Search, Seizure and Reasonable Cause Up North: Reg. v. L.B.

There's been an interesting development in Canada recently that involves some of the same issues we deal with every day here in the context of investigatory stops and reasonable cause.

It involves some things at the heart of Canada's Charter of Rights and Freedoms, which you can read about here. In particular, Articles 7 through 14 are pertinent, and the case made it all the way to the Ontario Court of Appeal on September 5 of this year

The story goes back to 2002 when two Toronto policemen noticed two youths seated near the stairway leading to a high school. The officers observed that although the two were physically separated they were obviously communicating, and one was holding a black bag. The officers thought this a little strange and proceeded to investigate, although under Canadian law the youths were entitled to not speak to them or to walk away without hindrance.

L.B., the youth on the upper part of the stairway came down to talk to police and one officer noticed that he was not holding the black bag he'd been seen with. A short search found the bag concealed in some litter, and L.B. denied it was his.

Inside the bag was some of L.B.'s schoolwork and a loaded handgun-very illegal in Canada.

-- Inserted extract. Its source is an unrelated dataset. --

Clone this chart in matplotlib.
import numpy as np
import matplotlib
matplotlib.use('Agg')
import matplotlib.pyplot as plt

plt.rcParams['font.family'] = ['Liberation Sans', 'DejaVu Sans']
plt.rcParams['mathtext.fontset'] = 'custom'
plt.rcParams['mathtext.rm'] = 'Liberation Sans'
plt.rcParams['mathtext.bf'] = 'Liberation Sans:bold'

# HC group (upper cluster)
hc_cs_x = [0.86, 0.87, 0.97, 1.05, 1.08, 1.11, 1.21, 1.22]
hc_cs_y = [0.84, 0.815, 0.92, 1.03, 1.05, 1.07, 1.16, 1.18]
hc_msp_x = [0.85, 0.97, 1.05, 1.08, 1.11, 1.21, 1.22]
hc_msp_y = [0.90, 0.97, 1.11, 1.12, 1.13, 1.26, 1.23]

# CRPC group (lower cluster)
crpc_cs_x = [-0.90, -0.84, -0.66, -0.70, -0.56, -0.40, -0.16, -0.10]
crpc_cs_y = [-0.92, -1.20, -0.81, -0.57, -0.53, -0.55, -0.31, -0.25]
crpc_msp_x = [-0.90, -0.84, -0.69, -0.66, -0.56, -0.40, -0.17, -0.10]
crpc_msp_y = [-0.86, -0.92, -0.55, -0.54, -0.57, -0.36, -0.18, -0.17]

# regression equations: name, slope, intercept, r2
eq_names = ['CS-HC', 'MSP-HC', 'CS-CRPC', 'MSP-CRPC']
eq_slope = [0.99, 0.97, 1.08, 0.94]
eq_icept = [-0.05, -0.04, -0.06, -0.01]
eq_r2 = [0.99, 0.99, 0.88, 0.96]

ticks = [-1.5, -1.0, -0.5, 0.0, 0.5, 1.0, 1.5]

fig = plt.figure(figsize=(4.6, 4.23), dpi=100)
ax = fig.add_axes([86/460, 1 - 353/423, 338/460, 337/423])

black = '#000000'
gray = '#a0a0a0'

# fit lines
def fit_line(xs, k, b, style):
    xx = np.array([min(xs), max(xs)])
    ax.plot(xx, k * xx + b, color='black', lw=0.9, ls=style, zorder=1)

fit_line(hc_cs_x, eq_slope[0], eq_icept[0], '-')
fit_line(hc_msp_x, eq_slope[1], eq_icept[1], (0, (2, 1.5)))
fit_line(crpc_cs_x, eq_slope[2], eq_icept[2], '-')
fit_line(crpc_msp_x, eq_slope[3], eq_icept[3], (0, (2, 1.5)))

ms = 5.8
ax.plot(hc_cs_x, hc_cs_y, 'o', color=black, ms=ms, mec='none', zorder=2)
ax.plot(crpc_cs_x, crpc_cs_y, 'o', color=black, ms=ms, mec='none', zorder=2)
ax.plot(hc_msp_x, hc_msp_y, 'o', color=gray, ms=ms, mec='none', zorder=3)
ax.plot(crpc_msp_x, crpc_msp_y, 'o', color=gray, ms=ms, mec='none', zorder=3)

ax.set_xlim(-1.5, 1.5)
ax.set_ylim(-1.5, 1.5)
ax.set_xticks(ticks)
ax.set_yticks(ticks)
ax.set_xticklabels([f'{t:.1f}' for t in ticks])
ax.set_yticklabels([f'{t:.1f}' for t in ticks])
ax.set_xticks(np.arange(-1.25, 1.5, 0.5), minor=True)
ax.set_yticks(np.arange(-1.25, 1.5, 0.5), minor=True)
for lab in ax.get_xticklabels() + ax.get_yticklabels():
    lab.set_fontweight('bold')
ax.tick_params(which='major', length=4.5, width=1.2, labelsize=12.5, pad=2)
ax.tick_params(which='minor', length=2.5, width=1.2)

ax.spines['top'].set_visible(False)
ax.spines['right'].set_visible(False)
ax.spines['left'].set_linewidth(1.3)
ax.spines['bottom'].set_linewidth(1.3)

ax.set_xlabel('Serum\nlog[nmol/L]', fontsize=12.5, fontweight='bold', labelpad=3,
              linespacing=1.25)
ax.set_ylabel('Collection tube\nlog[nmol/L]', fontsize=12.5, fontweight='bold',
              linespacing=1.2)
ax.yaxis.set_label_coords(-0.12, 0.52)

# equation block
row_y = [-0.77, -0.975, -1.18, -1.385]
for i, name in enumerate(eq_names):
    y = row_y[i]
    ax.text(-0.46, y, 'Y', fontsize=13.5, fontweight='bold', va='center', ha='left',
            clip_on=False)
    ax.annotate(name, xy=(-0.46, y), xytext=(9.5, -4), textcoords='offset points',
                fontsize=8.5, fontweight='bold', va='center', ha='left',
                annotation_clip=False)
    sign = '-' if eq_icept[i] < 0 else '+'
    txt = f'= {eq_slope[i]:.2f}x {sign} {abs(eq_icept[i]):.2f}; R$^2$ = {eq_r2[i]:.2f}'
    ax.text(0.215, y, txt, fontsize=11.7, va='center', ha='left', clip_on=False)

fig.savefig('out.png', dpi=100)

At trial, L.B. was able to invoke the exclusionary rule of section 24(2) of the Charter to have the fruits of the search suppressed and the case dismissed by the trial court by arguing that he'd been psychologically detained.

On discretionary appeal by the Crown, the Ontario Court of Appeals found that the trial court had erred in suppressing the evidence and dismissing the case. L.B.'s conduct was not that of someone who felt compelled to speak to police against his will, but that he'd sized up the situation and walked down the stairs and initiated a conversation with officers. When that tactic backfired he began to panic.

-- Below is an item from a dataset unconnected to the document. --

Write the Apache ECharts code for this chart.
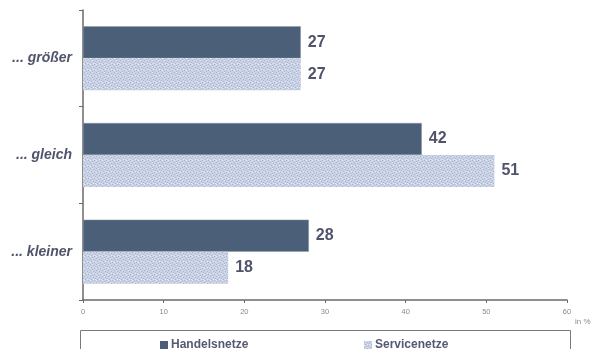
<!DOCTYPE html>
<html>
<head>
<meta charset="utf-8">
<script src="https://cdn.jsdelivr.net/npm/echarts@6/dist/echarts.min.js"></script>
<style>
html,body{margin:0;padding:0;background:#fff;}
#chart{width:593px;height:349px;}
</style>
</head>
<body>
<div id="chart"></div>
<script>
// Categories and values (in %)
const categories = ['... größer', '... gleich', '... kleiner'];
const handelsnetze = [27, 42, 28];
const servicenetze = [27, 51, 18];
const xTicks = [0, 10, 20, 30, 40, 50, 60];

// Stippled light fill: small fixed dot grid on a pale blue base
function stipple() {
  const c = document.createElement('canvas');
  c.width = 6; c.height = 6;
  const g = c.getContext('2d');
  g.fillStyle = '#c9d1e4';
  g.fillRect(0, 0, 6, 6);
  g.fillStyle = '#a9b4cf';
  [[0,0],[3,1],[1,3],[4,4],[2,5],[5,2]].forEach(p => g.fillRect(p[0], p[1], 1, 1));
  g.fillStyle = '#e2e7f1';
  [[2,0],[5,3],[0,4],[3,3]].forEach(p => g.fillRect(p[0], p[1], 1, 1));
  return c;
}

const FONT = 'Liberation Sans, Arial, sans-serif';
const chart = echarts.init(document.getElementById('chart'), null, {renderer: 'canvas'});
const labelStyle = {
  show: true, position: 'right', distance: 7,
  fontFamily: FONT, fontWeight: 'bold', fontSize: 16, color: '#4f546b'
};
const legendText = {fontSize: 12, fontWeight: 'bold', color: '#555a70', fontFamily: FONT, padding: [0,0,0,-2]};
chart.setOption({
  animation: false,
  grid: {left: 83, right: 26, top: 10, bottom: 49, containLabel: false},
  xAxis: {
    type: 'value', min: xTicks[0], max: xTicks[xTicks.length - 1], interval: 10,
    splitLine: {show: false},
    axisLine: {show: true, lineStyle: {color: '#6a6a6a', width: 1.5}},
    axisTick: {show: true, length: 3, lineStyle: {color: '#6a6a6a'}},
    axisLabel: {fontSize: 7.5, color: '#8a8a8a', margin: 8, fontFamily: FONT}
  },
  yAxis: {
    type: 'category', data: categories, inverse: true,
    axisLine: {show: true, lineStyle: {color: '#6a6a6a', width: 1.5}},
    axisTick: {show: true, length: 4, lineStyle: {color: '#6a6a6a'}},
    axisLabel: {
      fontSize: 14, fontStyle: 'italic', fontWeight: 'bold', color: '#4f546b',
      margin: 11, fontFamily: FONT
    }
  },
  legend: [
    {
      data: ['Handelsnetze'], left: 155, top: 334, icon: 'rect',
      itemWidth: 8, itemHeight: 8, selectedMode: false,
      itemStyle: {borderWidth: 0}, textStyle: legendText
    },
    {
      data: ['Servicenetze'], left: 359, top: 334, icon: 'rect',
      itemWidth: 8, itemHeight: 8, selectedMode: false,
      itemStyle: {borderWidth: 0}, textStyle: legendText
    }
  ],
  graphic: [
    {type: 'rect', shape: {x: 80.5, y: 330.5, width: 490, height: 40},
     style: {fill: 'none', stroke: '#7a7a7a', lineWidth: 1}},
    {type: 'text', left: 575, top: 318,
     style: {text: 'in %', fontSize: 8, fill: '#8a8a8a', fontFamily: FONT}}
  ],
  series: [
    {
      name: 'Handelsnetze', type: 'bar', data: handelsnetze,
      barWidth: 32, barGap: '0%',
      itemStyle: {color: '#4b6078', borderColor: '#8c95a6', borderWidth: 0.5},
      label: labelStyle
    },
    {
      name: 'Servicenetze', type: 'bar', data: servicenetze,
      barWidth: 32, barGap: '0%',
      itemStyle: {color: {image: stipple(), repeat: 'repeat'}},
      label: labelStyle
    }
  ]
});
</script>
</body>
</html>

There was nothing to support the idea that L.B. had been psychologically detained, and the case was sent back for trial.

The Court opined that L.B.'s conduct showed disdain for the rights and freedoms in the Charter and that it struck at the core values the Charter is meant to protect. Canadians therefore would find it egregious if such conduct was allowed to pass without a trial on the merits.

Of course, as you might expect, Canada's answer to the A.C.L.U. is up in arms about this alleged diminution of the right of armed thugs to wander around school property. It appears that in cases where dangerous weapons are involved the courts at Canada may be moving away from the idea of automatic exclusion.

The takehome for those of us south of the line who have to deal with these issues is that policemen face the same set of issues every day whether they wear Old Glory or the Maple Leaf. It's an idea worthy of consideration, if only because the Charter's provisions and the law built up around our Bill of Rights are not so very different.